Art. 3º. A prática de ato de alienação parental fere direito fundamental da criança ou do adolescente de convivência familiar saudável, prejudica a realização de afeto nas relações com genitor e com o grupo familiar, constitui abuso moral contra a criança ou o adolescente e descumprimento dos deveres inerentes à autoridade parental ou decorrentes de tutela ou guarda. (Destacado)
Essa situação, portanto, gerará um dano de ordem psíquica no menor (síndrome da alienação parental), o qual passará a ter um sentimento negativo com relação ao alienado. E este, por seu turno, sofrerá com a perda da afetividade de seu filho, ocasionada, propositadamente, pelo alienante.
Além dos aspectos criminais da nefasta atitude (o que não será abordado neste momento), não resta dúvida do grandioso ilícito civil praticado, tanto em detrimento do menor como do genitor alienado.
Enquadra-se, nessa situação, o que preconiza o art. 186 do Código Civil Brasileiro: “aquele que, por ação ou omissão voluntária, negligência ou imprudência, violar direito e causar dano a outrem, ainda que exclusivamente moral, comete ato ilícito”. De igual sorte, amolda-se, consequentemente, o teor contido no art. 927 do mesmo diploma legal:
Art. 927. Aquele que, por ato ilícito (arts. 186 e 187), causar dano a outrem, fica obrigado a repará-lo.
Parágrafo único. Haverá obrigação de reparar o dano, independentemente de culpa, nos casos especificados em lei, ou quando a atividade normalmente desenvolvida pelo autor do dano implicar, por sua natureza, risco para os direitos de outrem.
Esse é o princípio geral da responsabilidade civil, a qual exige, para se configurar, a conjugação de alguns pressupostos, a saber: a ação (ou omissão) lesiva, o dano e o nexo causal. A presença de todos, na hipótese de incidência da alienação parental, é indiscutível.
Destarte, os fardos carregados pelo menor e pelo genitor alienado concretizam, indubitavelmente, uma gravíssima lesão de ordem moral, devendo ocorrer a reparação civil pelo agente causador (o alienante), na forma dos dispositivos legais supramencionados.
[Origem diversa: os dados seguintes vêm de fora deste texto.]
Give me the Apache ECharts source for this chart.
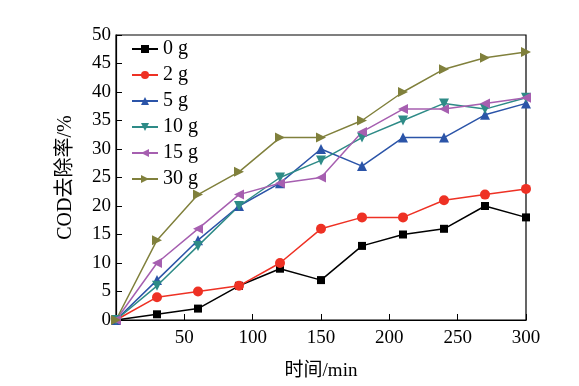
<!DOCTYPE html>
<html><head><meta charset="utf-8">
<script src="https://cdn.jsdelivr.net/npm/echarts@6/dist/echarts.min.js"></script>
<style>html,body{margin:0;padding:0;background:#fff}#c{width:579px;height:386px}</style>
</head><body><div id="c"></div>
<script>
const times = [0, 30, 60, 90, 120, 150, 180, 210, 240, 270, 300];
const seriesNames = ['0 g', '2 g', '5 g', '10 g', '15 g', '30 g'];
const v0 = [0, 1, 2, 6, 9, 7, 13, 15, 16, 20, 18];
const v2 = [0, 4, 5, 6, 10, 16, 18, 18, 21, 22, 23];
const v5 = [0, 7, 14, 20, 24, 30, 27, 32, 32, 36, 38];
const v10 = [0, 6, 13, 20, 25, 28, 32, 35, 38, 37, 39];
const v15 = [0, 10, 16, 22, 24, 25, 33, 37, 37, 38, 39];
const v30 = [0, 14, 22, 26, 32, 32, 35, 40, 44, 46, 47];
const values = [v0, v2, v5, v10, v15, v30];
const colors = ['#000000', '#ee3124', '#2b54a8', '#2e8b87', '#a65fb0', '#80803c'];
const symbols = ['rect', 'circle', 'triangle', 'triangle', 'triangle', 'triangle'];
const rotates = [0, 0, 0, 180, 90, -90];
const sizes = [8, 10, 10, 10, 10, 10];
const font = '"Liberation Serif", "Noto Sans CJK SC", serif';

const chart = echarts.init(document.getElementById('c'), null, {renderer: 'canvas'});
chart.setOption({
  animation: false,
  backgroundColor: '#fff',
  textStyle: {fontFamily: font},
  grid: {left: 116, top: 35, right: 53, bottom: 65, show: true, borderColor: '#000', borderWidth: 1.2},
  legend: {
    orient: 'vertical', left: 126, top: 34, itemGap: 6, itemWidth: 26, itemHeight: 10,
    textStyle: {fontFamily: font, fontSize: 20, color: '#000'},
    data: seriesNames
  },
  xAxis: {
    type: 'value', min: 0, max: 300, interval: 50,
    name: '时间/min', nameLocation: 'middle', nameGap: 42,
    nameTextStyle: {fontFamily: font, fontSize: 19, color: '#000'},
    axisLine: {onZero: false, lineStyle: {color: '#000', width: 1.2}},
    axisTick: {inside: true, length: 6, lineStyle: {color: '#000'}},
    axisLabel: {showMinLabel: false, fontFamily: font, fontSize: 19, color: '#000', margin: 9},
    splitLine: {show: false}
  },
  yAxis: {
    type: 'value', min: 0, max: 50, interval: 5,
    name: 'COD去除率/%', nameLocation: 'middle', nameGap: 40,
    nameTextStyle: {fontFamily: font, fontSize: 20, color: '#000'},
    axisLine: {show: true, lineStyle: {color: '#000', width: 1.2}},
    axisTick: {inside: true, length: 6, lineStyle: {color: '#000'}},
    axisLabel: {fontFamily: font, fontSize: 19, color: '#000', margin: 5},
    splitLine: {show: false}
  },
  series: seriesNames.map((n, i) => ({
    name: n, type: 'line',
    data: times.map((t, j) => [t, values[i][j]]),
    symbol: symbols[i], symbolSize: sizes[i], symbolRotate: rotates[i],
    showAllSymbol: true,
    lineStyle: {color: colors[i], width: 1.5},
    itemStyle: {color: colors[i], borderWidth: 0}
  }))
});
</script></body></html>
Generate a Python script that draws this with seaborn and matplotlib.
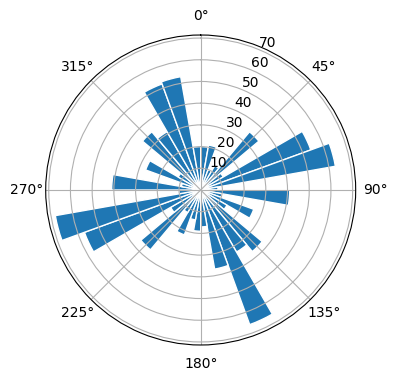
import numpy as np
import seaborn as sns
import matplotlib
matplotlib.use("Agg")
import matplotlib.pyplot as plt

# 36 sectors of 10 degrees, starting at north, going clockwise
sector_deg = np.arange(0, 360, 10)
radii = [20, 21, 10, 13, 35, 12, 54, 63, 8,
         41, 10, 26, 14, 37, 33, 66, 37, 17,
         19, 14, 22, 12, 36, 16, 57, 68, 10,
         41, 9, 27, 12, 35, 31, 52, 53, 20]

color = sns.color_palette("tab10")[0]

fig = plt.figure(figsize=(3.96, 3.80), dpi=100)
ax = fig.add_axes([0.1154, 0.0921, 0.7828, 0.8158], projection="polar")
ax.set_theta_zero_location("N")
ax.set_theta_direction(-1)

theta = np.deg2rad(sector_deg)
ax.bar(theta, radii, width=np.deg2rad(10), align="edge",
       color=color, edgecolor="white", linewidth=1)

fig.savefig("out.png", dpi=100)
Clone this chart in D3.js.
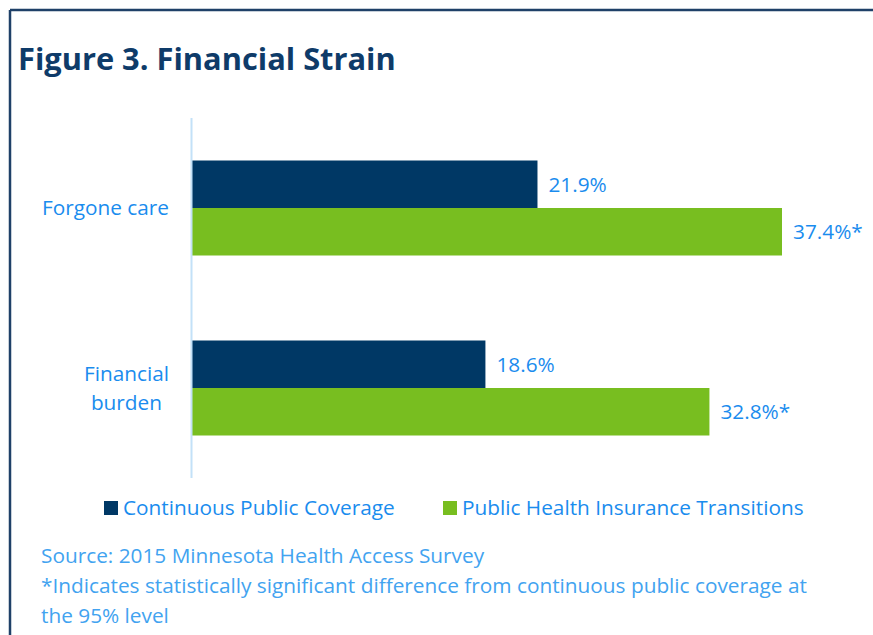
<!DOCTYPE html>
<html>
<head>
<meta charset="utf-8">
<script src="https://cdn.jsdelivr.net/npm/d3@7"></script>
<style>
  body { margin: 0; background: #fff; }
  svg { display: block; }
</style>
</head>
<body>
<svg id="chart"></svg>
<script>
// data
var categories = ["Forgone care", "Financial burden"]
var categoryLines = [["Forgone care"], ["Financial", "burden"]]
var seriesNames = ["Continuous Public Coverage", "Public Health Insurance Transitions"]
var continuousValues = [21.9, 18.6]
var transitionValues = [37.4, 32.8]
var significant = [true, true]   // transitions differ from continuous
var sourceLines = [
    "Source: 2015 Minnesota Health Access Survey",
    "*Indicates statistically significant difference from continuous public coverage at",
    "the 95% level"
]

var width = 873, height = 635
var font = "'Open Sans', sans-serif"
var fs = "20.8px"
var navy = "#003865", green = "#78be20"
var labelBlue = "#1a8cee", sourceBlue = "#42a3f0"

var svg = d3.select("#chart").attr("width", width).attr("height", height)

// frame: top and left rule
svg.append("line").attr("x1", 10).attr("x2", width).attr("y1", 10).attr("y2", 10)
    .attr("stroke", "#1f4068").attr("stroke-width", 2.5)
svg.append("line").attr("x1", 10).attr("x2", 10).attr("y1", 10).attr("y2", height)
    .attr("stroke", "#1f4068").attr("stroke-width", 2.5)

svg.append("text")
    .attr("x", 18).attr("y", 70)
    .style("font-family", font).style("font-weight", "bold")
    .style("font-size", "30.8px").style("fill", "#0e3b69")
    .text("Figure 3. Financial Strain")

var x = d3.scaleLinear().domain([0, 37.4]).range([192, 782])
var y = d3.scaleBand().domain(categories).range([118, 478]).paddingInner(0).paddingOuter(0)

var rows = categories.map((c, i) => ({
    cat: c,
    bars: [
        { s: 0, v: continuousValues[i], star: false },
        { s: 1, v: transitionValues[i], star: significant[i] }
    ]
}))

var barH = 47.5
var g = svg.append("g")
var row = g.selectAll("g.row").data(rows).join("g").attr("class", "row")
    .attr("transform", d => "translate(0," + (y(d.cat) + y.bandwidth() / 2 - barH) + ")")

row.selectAll("rect").data(d => d.bars).join("rect")
    .attr("x", x(0))
    .attr("y", d => d.s * barH)
    .attr("width", d => x(d.v) - x(0))
    .attr("height", barH)
    .attr("fill", d => d.s == 0 ? navy : green)

row.selectAll("text.val").data(d => d.bars).join("text").attr("class", "val")
    .attr("x", d => x(d.v) + 11)
    .attr("y", d => d.s * barH + barH / 2)
    .attr("dy", "0.35em")
    .style("font-family", font).style("font-size", fs).style("fill", labelBlue)
    .text(d => d.v.toFixed(1) + "%" + (d.star ? "*" : ""))

// axis line
svg.append("line").attr("x1", x(0) - 0.5).attr("x2", x(0) - 0.5).attr("y1", 118).attr("y2", 478)
    .attr("stroke", "#c3e1f8").attr("stroke-width", 2)

// category labels: block right aligned to 169, lines centered within block
categories.forEach((c, i) => {
    var lines = categoryLines[i]
    var t = svg.append("text")
        .style("font-family", font).style("font-size", fs).style("fill", labelBlue)
        .attr("text-anchor", "middle")
    var lineH = 29
    var cy = y(c) + y.bandwidth() / 2
    lines.forEach((l, j) => {
        t.append("tspan").attr("y", cy + (j - (lines.length - 1) / 2) * lineH).attr("dy", "0.35em").text(l)
    })
    var maxW = d3.max(t.selectAll("tspan").nodes(), n => n.getComputedTextLength())
    t.selectAll("tspan").attr("x", 169 - maxW / 2)
})

// legend
var legendX = [104, 443]
var leg = svg.append("g").selectAll("g").data(seriesNames).join("g")
    .attr("transform", (d, i) => "translate(" + legendX[i] + ",501)")
leg.append("rect").attr("width", 14).attr("height", 14).attr("fill", (d, i) => i == 0 ? navy : green)
leg.append("text").attr("x", 19).attr("y", 7).attr("dy", "0.35em")
    .style("font-family", font).style("font-size", fs).style("fill", labelBlue)
    .text(d => d)

svg.append("g").selectAll("text").data(sourceLines).join("text")
    .attr("x", 41).attr("y", (d, i) => 563 + i * 30)
    .style("font-family", font).style("font-size", fs).style("fill", sourceBlue)
    .text(d => d)
</script>
</body>
</html>
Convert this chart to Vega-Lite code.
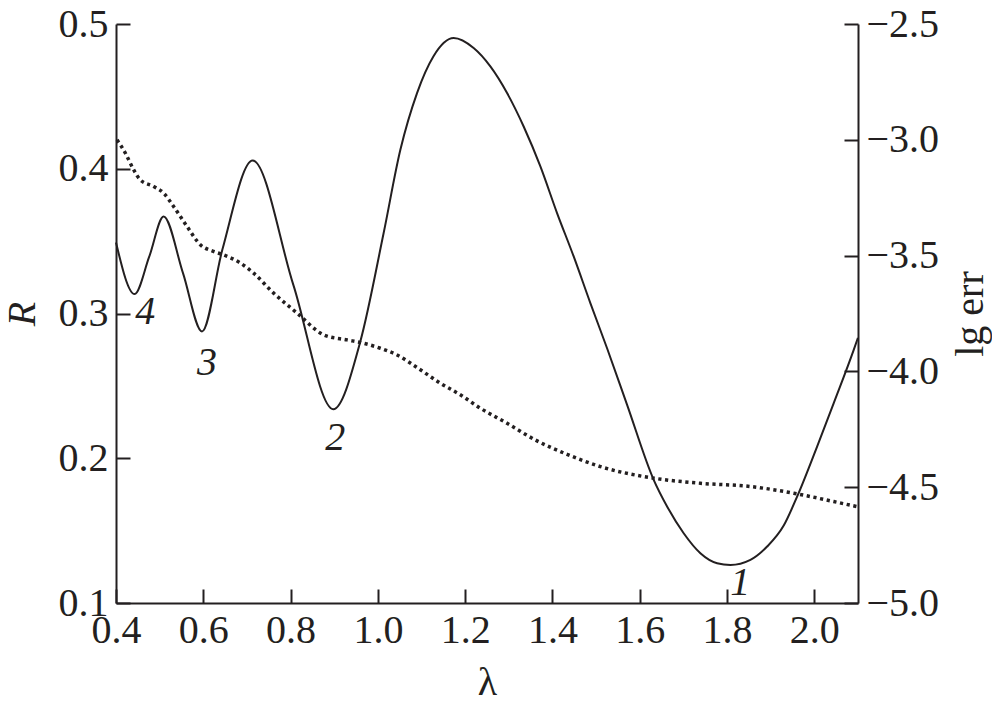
{
  "$schema": "https://vega.github.io/schema/vega-lite/v6.json",
  "width": 742,
  "height": 579,
  "autosize": {"type": "none"},
  "padding": {"left": 116, "top": 24, "right": 134, "bottom": 107},
  "background": "white",
  "config": {
    "view": {"stroke": null},
    "font": "Liberation Serif",
    "axis": {
      "domainColor": "#231f20",
      "domainWidth": 2,
      "tickColor": "#231f20",
      "tickWidth": 2,
      "tickSize": -14,
      "grid": false,
      "labelFlush": false,
      "labelOverlap": false,
      "labelFont": "Liberation Serif",
      "labelFontSize": 40,
      "labelColor": "#231f20",
      "titleFont": "Liberation Serif",
      "titleFontSize": 40,
      "titleFontWeight": "normal",
      "titleColor": "#231f20"
    }
  },
  "datasets": {
    "R": [
      {"lambda": 0.400, "R": 0.349},
      {"lambda": 0.4426, "R": 0.3134},
      {"lambda": 0.4763, "R": 0.3394},
      {"lambda": 0.5091, "R": 0.3670},
      {"lambda": 0.5535, "R": 0.3279},
      {"lambda": 0.5971, "R": 0.2876},
      {"lambda": 0.6436, "R": 0.344},
      {"lambda": 0.7130, "R": 0.4057},
      {"lambda": 0.8063, "R": 0.3198},
      {"lambda": 0.8979, "R": 0.2339},
      {"lambda": 0.9598, "R": 0.2807},
      {"lambda": 1.0132, "R": 0.3556},
      {"lambda": 1.0515, "R": 0.4131},
      {"lambda": 1.0897, "R": 0.4523},
      {"lambda": 1.1271, "R": 0.4776},
      {"lambda": 1.1736, "R": 0.4903},
      {"lambda": 1.2194, "R": 0.4834},
      {"lambda": 1.2577, "R": 0.4707},
      {"lambda": 1.2960, "R": 0.4523},
      {"lambda": 1.3340, "R": 0.4292},
      {"lambda": 1.3723, "R": 0.4016},
      {"lambda": 1.4105, "R": 0.3694},
      {"lambda": 1.4486, "R": 0.3394},
      {"lambda": 1.4868, "R": 0.3072},
      {"lambda": 1.5251, "R": 0.2760},
      {"lambda": 1.5710, "R": 0.2369},
      {"lambda": 1.6319, "R": 0.1851},
      {"lambda": 1.6626, "R": 0.1667},
      {"lambda": 1.7006, "R": 0.1482},
      {"lambda": 1.7389, "R": 0.1344},
      {"lambda": 1.7772, "R": 0.1275},
      {"lambda": 1.8077, "R": 0.1263},
      {"lambda": 1.8535, "R": 0.1298},
      {"lambda": 1.8918, "R": 0.1390},
      {"lambda": 1.9298, "R": 0.1535},
      {"lambda": 1.9605, "R": 0.1735},
      {"lambda": 2.0063, "R": 0.2081},
      {"lambda": 2.0444, "R": 0.2381},
      {"lambda": 2.0902, "R": 0.2749},
      {"lambda": 2.0998, "R": 0.2832}
    ],
    "err": [
      {"lambda": 0.4023, "lg": -3.000},
      {"lambda": 0.4213, "lg": -3.057},
      {"lambda": 0.4403, "lg": -3.129},
      {"lambda": 0.4557, "lg": -3.173},
      {"lambda": 0.4862, "lg": -3.2015},
      {"lambda": 0.5091, "lg": -3.230},
      {"lambda": 0.5320, "lg": -3.288},
      {"lambda": 0.5627, "lg": -3.374},
      {"lambda": 0.5932, "lg": -3.453},
      {"lambda": 0.6236, "lg": -3.482},
      {"lambda": 0.6466, "lg": -3.497},
      {"lambda": 0.6848, "lg": -3.532},
      {"lambda": 0.7153, "lg": -3.576},
      {"lambda": 0.7611, "lg": -3.662},
      {"lambda": 0.8148, "lg": -3.748},
      {"lambda": 0.8757, "lg": -3.842},
      {"lambda": 0.9293, "lg": -3.864},
      {"lambda": 0.9598, "lg": -3.875},
      {"lambda": 1.0056, "lg": -3.900},
      {"lambda": 1.0439, "lg": -3.929},
      {"lambda": 1.0973, "lg": -3.993},
      {"lambda": 1.1431, "lg": -4.051},
      {"lambda": 1.1889, "lg": -4.101},
      {"lambda": 1.2348, "lg": -4.159},
      {"lambda": 1.2960, "lg": -4.224},
      {"lambda": 1.3647, "lg": -4.300},
      {"lambda": 1.4335, "lg": -4.358},
      {"lambda": 1.5098, "lg": -4.411},
      {"lambda": 1.6319, "lg": -4.461},
      {"lambda": 1.7390, "lg": -4.483},
      {"lambda": 1.8535, "lg": -4.497},
      {"lambda": 1.9527, "lg": -4.526},
      {"lambda": 2.0444, "lg": -4.562},
      {"lambda": 2.0980, "lg": -4.584}
    ],
    "labels": [
      {"lambda": 0.4671, "R": 0.301, "label": "4"},
      {"lambda": 0.6085, "R": 0.2657, "label": "3"},
      {"lambda": 0.9025, "R": 0.2139, "label": "2"},
      {"lambda": 1.8305, "R": 0.1137, "label": "1"}
    ]
  },
  "encoding": {
    "x": {
      "field": "lambda",
      "type": "quantitative",
      "scale": {"domain": [0.4, 2.1], "nice": false, "zero": false},
      "axis": {
        "title": "λ",
        "values": [0.4, 0.6, 0.8, 1.0, 1.2, 1.4, 1.6, 1.8, 2.0],
        "format": ".1f",
        "labelPadding": 21,
        "titlePadding": 12
      }
    }
  },
  "layer": [
    {
      "data": {"name": "R"},
      "mark": {"type": "line", "interpolate": "monotone", "color": "#231f20", "strokeWidth": 2},
      "encoding": {
        "y": {
          "field": "R",
          "type": "quantitative",
          "scale": {"domain": [0.1, 0.5], "nice": false, "zero": false},
          "axis": {
            "orient": "left",
            "title": "R",
            "titleFontStyle": "italic",
            "values": [0.1, 0.2, 0.3, 0.4, 0.5],
            "format": ".1f",
            "labelPadding": 22,
            "titlePadding": 16
          }
        }
      }
    },
    {
      "data": {"name": "err"},
      "mark": {"type": "line", "interpolate": "monotone", "color": "#231f20", "strokeWidth": 3.5, "strokeDash": [3.2, 3.6]},
      "encoding": {
        "y": {
          "field": "lg",
          "type": "quantitative",
          "scale": {"domain": [-5.0, -2.5], "nice": false, "zero": false},
          "axis": {
            "orient": "right",
            "title": "lg err",
            "titleAngle": -90,
            "titleBaseline": "top",
            "values": [-5.0, -4.5, -4.0, -3.5, -3.0, -2.5],
            "format": ".1f",
            "labelPadding": 22,
            "titlePadding": 12
          }
        }
      }
    },
    {
      "data": {"name": "labels"},
      "mark": {"type": "text", "font": "Liberation Serif", "fontSize": 40, "fontStyle": "italic", "color": "#231f20", "align": "center", "baseline": "middle"},
      "encoding": {
        "y": {
          "field": "R",
          "type": "quantitative",
          "scale": {"domain": [0.1, 0.5], "nice": false, "zero": false},
          "axis": null
        },
        "text": {"field": "label", "type": "nominal"}
      }
    }
  ],
  "resolve": {"scale": {"y": "independent"}}
}
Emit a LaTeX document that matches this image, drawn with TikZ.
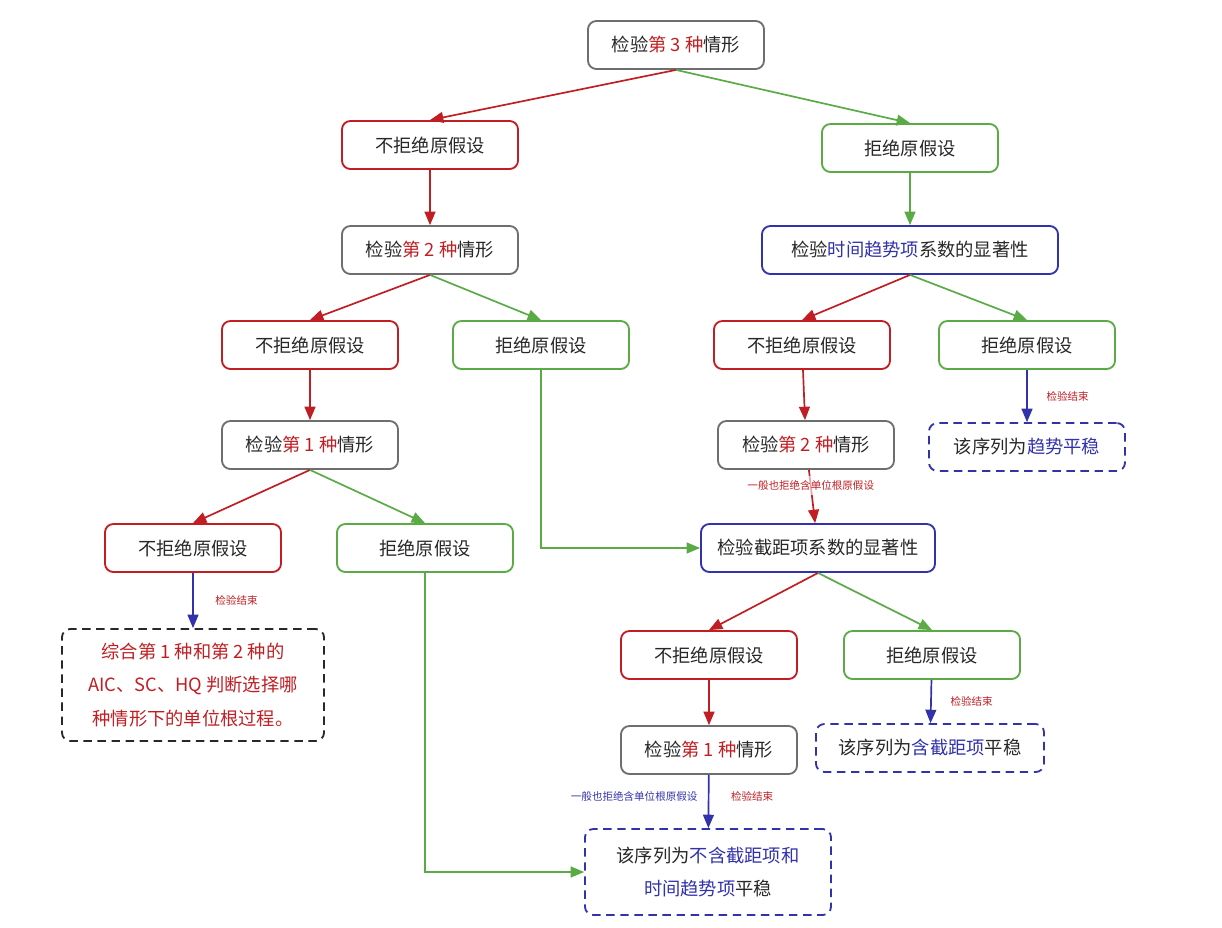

O valor da indenização, em favor dos ofendidos, ficará a critério do Magistrado, o qual, com base nos princípios constitucionais da razoabilidade e da proporcionalidade (art. 5º, inciso V, CF/88), levará em consideração a teoria do desestímulo (coibir a reincidência) e a capacidade econômica do ofensor.
Assim, a alienação parental gera um ilícito civil hábil a ensejar um dano de ordem moral e uma consequente reparação pecuniária.
REFERÊNCIAS
BRASIL. Lei nº. 10.406, de 10 de Janeiro de 2002.
BRASIL. Lei nº. 12.318, de 26 de Agosto de 2010.
BULOS, Uadi Lammêgo. Constituição Federal anotada. 5. ed. São Paulo: Saraiva, 2003.
FIORELLI, José Omir; MANGINI, Rosana Cathya Ragazzoni. Psicologia jurídica. 2 ed. São Paulo: Editora Atlas S.A., 2010.
MYRA Y LÓPEZ, Emílio. Manual de psicologia jurídica. São Paulo: LZN Editora, 2003.